I think that works. Uh, that obviously works to Biden's favor if that's the case.View on YouTube
Explanation

Did Facebook actually do what the prediction describes?

No. In 2020 Facebook:

  • Banned new political ads only in the week before Election Day, while allowing existing political ads to keep running and be retargeted. (cnbc.com)
  • Temporarily halted all political and social-issue ads in the U.S. only after polls closed on November 3, 2020, and then extended that post‑election pause for at least a month. (cnbc.com)

That is significantly narrower than “bans political ads for the rest of 2020.” The exact scenario in the prediction never occurred, so we can’t directly observe its effect.

What does the best available evidence say about banning Facebook political ads and partisan advantage?

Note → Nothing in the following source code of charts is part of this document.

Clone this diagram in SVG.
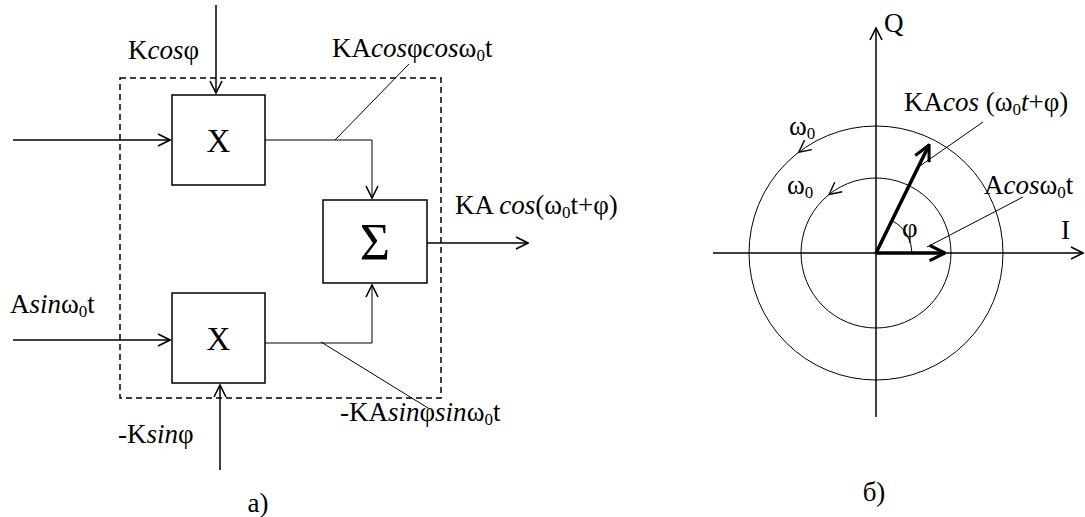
<svg xmlns="http://www.w3.org/2000/svg" width="1085" height="517" viewBox="0 0 1085 517">
<style>
text{font-family:"Liberation Serif","Times New Roman",serif;font-size:27px;fill:#000}
.i{font-style:italic}
.s{font-size:17px}
.x{font-size:33px}
.sg{font-size:52px}
.ln{fill:none;stroke:#000;stroke-width:1.5}
.th{fill:none;stroke:#000;stroke-width:1}
.ch{fill:none;stroke:#000;stroke-width:1.4}
.bd{fill:none;stroke:#000;stroke-width:3.5}
.box{fill:#fff;stroke:#000;stroke-width:1.5}
</style>
<defs>
<marker id="a" viewBox="0 0 14 14" refX="13" refY="7" markerWidth="14" markerHeight="14" markerUnits="userSpaceOnUse" orient="auto">
<path d="M1,1 L13,7 L1,13" fill="none" stroke="#000" stroke-width="1.6"/>
</marker>
<marker id="b" viewBox="0 0 14 14" refX="13" refY="7" markerWidth="18" markerHeight="18" markerUnits="userSpaceOnUse" orient="auto">
<path d="M1,1 L13,7 L1,13" fill="none" stroke="#000" stroke-width="2.4"/>
</marker>
</defs>
<g id="frame"><rect x="120" y="78" width="321" height="320" fill="none" stroke="#000" stroke-width="1.5" stroke-dasharray="6,4"/></g>
<g id="connectors">
<path class="ln" d="M216,5 V93" marker-end="url(#a)"/>
<path class="ln" d="M13,140 H170" marker-end="url(#a)"/>
<path class="th" d="M265,140 H372 V198" marker-end="url(#a)"/>
<path class="ln" d="M13,340 H170" marker-end="url(#a)"/>
<path class="ln" d="M220,470 V385" marker-end="url(#a)"/>
<path class="th" d="M265,343 H372 V285" marker-end="url(#a)"/>
<path class="ln" d="M427,243 H528" marker-end="url(#a)"/>
<path class="th" d="M335,140 L409,64"/>
<path class="th" d="M321,342 L428,408"/>
</g>
<g id="mult1"><rect class="box" x="172" y="95" width="93" height="90"/><text class="x" x="218.5" y="152" text-anchor="middle">X</text></g>
<g id="mult2"><rect class="box" x="172" y="293" width="93" height="90"/><text class="x" x="218.5" y="350" text-anchor="middle">X</text></g>
<g id="sum"><rect class="box" x="323" y="200" width="104" height="83"/><text class="sg" x="375" y="260" text-anchor="middle">Σ</text></g>
<g id="labels-a">
<text x="128" y="59">K<tspan class="i">cos</tspan>φ</text>
<text x="332" y="57">KA<tspan class="i">cos</tspan>φ<tspan class="i">cos</tspan>ω<tspan class="s" dy="4">0</tspan><tspan dy="-4">t</tspan></text>
<text x="455" y="214">KA <tspan class="i">cos</tspan>(ω<tspan class="s" dy="4">0</tspan><tspan dy="-4">t+φ)</tspan></text>
<text x="10" y="313">A<tspan class="i">sin</tspan>ω<tspan class="s" dy="4">0</tspan><tspan dy="-4">t</tspan></text>
<text x="118" y="443">-K<tspan class="i">sin</tspan>φ</text>
<text x="340" y="421">-KA<tspan class="i">sin</tspan>φ<tspan class="i">sin</tspan>ω<tspan class="s" dy="4">0</tspan><tspan dy="-4">t</tspan></text>
<text x="258" y="512" text-anchor="middle">а)</text>
</g>
<g id="phasor">
<circle class="th" cx="876" cy="253" r="127"/>
<circle class="th" cx="876" cy="253" r="75"/>
<path class="ln" d="M713,253 H1083" marker-end="url(#a)"/>
<path class="ln" d="M876,417 V28" marker-end="url(#a)"/>
<path class="ch" d="M811.9,149.6 L798.7,152.2 L804.6,140.1"/>
<path class="ch" d="M842.2,191.7 L829.1,194.5 L834.7,182.3"/>
<path class="th" d="M912,253 A36,36 0 0 0 891.8,220.7"/>
<path class="bd" d="M876,253 L929,145" marker-end="url(#b)"/>
<path class="bd" d="M876,253 H945" marker-end="url(#b)"/>
<path class="th" d="M983,122 L917,168"/>
<path class="th" d="M1023,197 L927,247"/>
<text x="884" y="32">Q</text>
<text x="1061" y="239">I</text>
<text x="904" y="111">KA<tspan class="i">cos</tspan> (ω<tspan class="s" dy="4">0</tspan><tspan class="i" dy="-4">t</tspan>+φ)</text>
<text x="984" y="194">A<tspan class="i">cos</tspan>ω<tspan class="s" dy="4">0</tspan><tspan dy="-4">t</tspan></text>
<text x="789" y="135">ω<tspan class="s" dy="4">0</tspan></text>
<text x="787" y="194">ω<tspan class="s" dy="4">0</tspan></text>
<text x="902" y="237">φ</text>
<text x="874" y="501" text-anchor="middle">б)</text>
</g>
</svg>
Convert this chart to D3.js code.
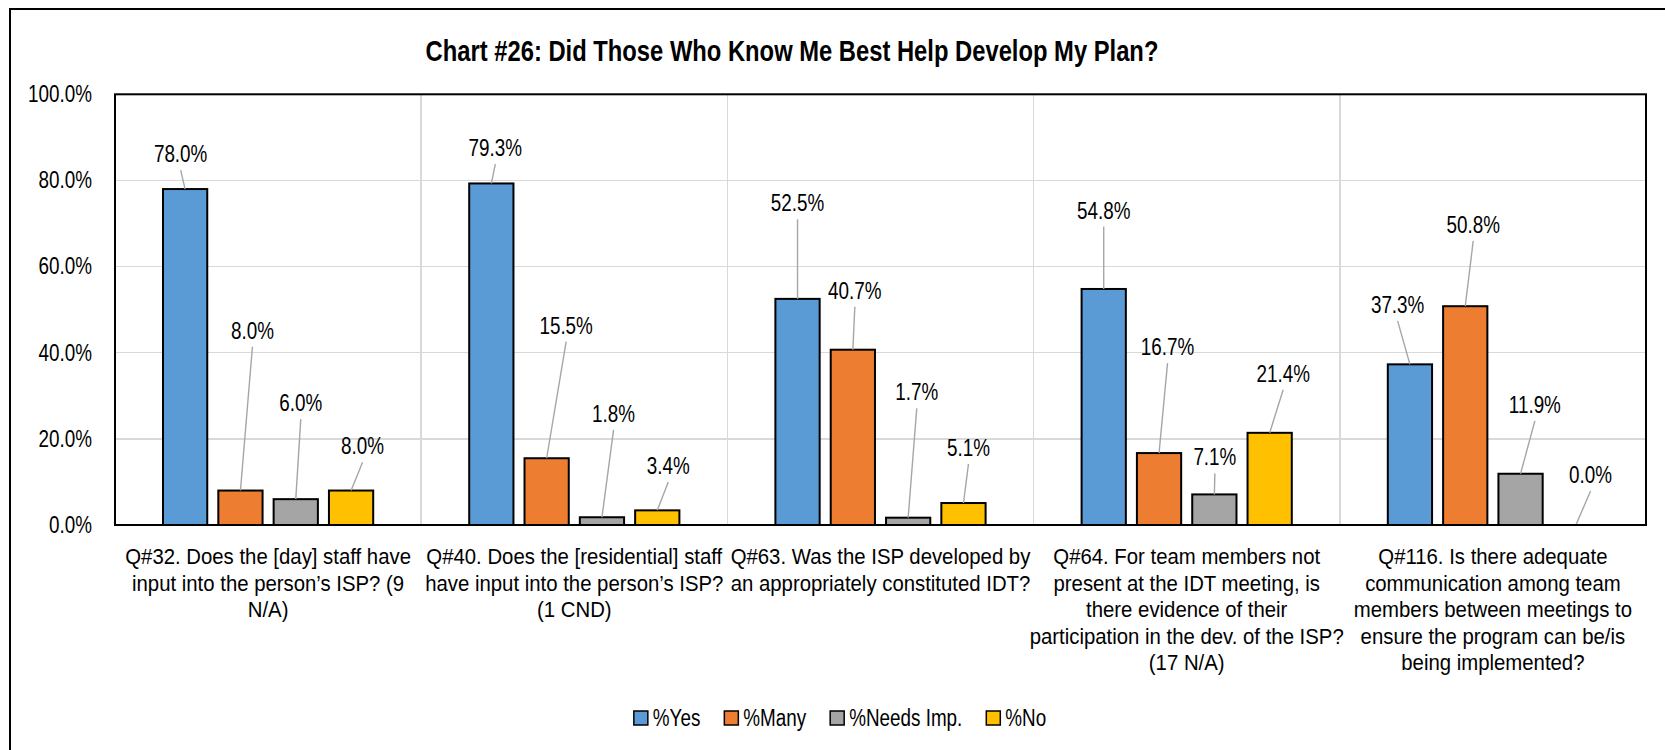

A large-scale randomized experiment conducted by academic researchers and Meta after the 2020 election removed political ads from Facebook and Instagram feeds for six weeks before Election Day for tens of thousands of users. The study found no detectable effects of removing political ads on:

  • Political knowledge, polarization, perceived election legitimacy, political participation, or turnout; and
  • Support for either candidate, including vote choice for Trump vs. Biden, for Democrats vs. Republicans, or for different demographic and partisan subgroups. (nber.org)

Researchers conclude that, in 2020, Facebook/Instagram political ads had at most very small effects on political outcomes, and they did not find evidence of a systematic partisan tilt from removing them.

Putting it together

  • The prediction is a conditional counterfactual about a policy that did not actually happen in the form stated (a blanket, rest‑of‑year ban).
  • The closest high‑quality causal evidence we have—randomly removing political ads for a substantial pre‑election period—finds no significant advantage for either party from removing Facebook and Instagram political ads.

Because (a) the precise policy scenario never occurred, and (b) the best available evidence suggests little to no partisan effect from removing such ads rather than a clear pro‑Biden benefit, we cannot definitively determine whether Friedberg’s claim about a full‑year ban “obviously” favoring Biden is correct or not.

Hence the outcome is ambiguous rather than clearly right or wrong.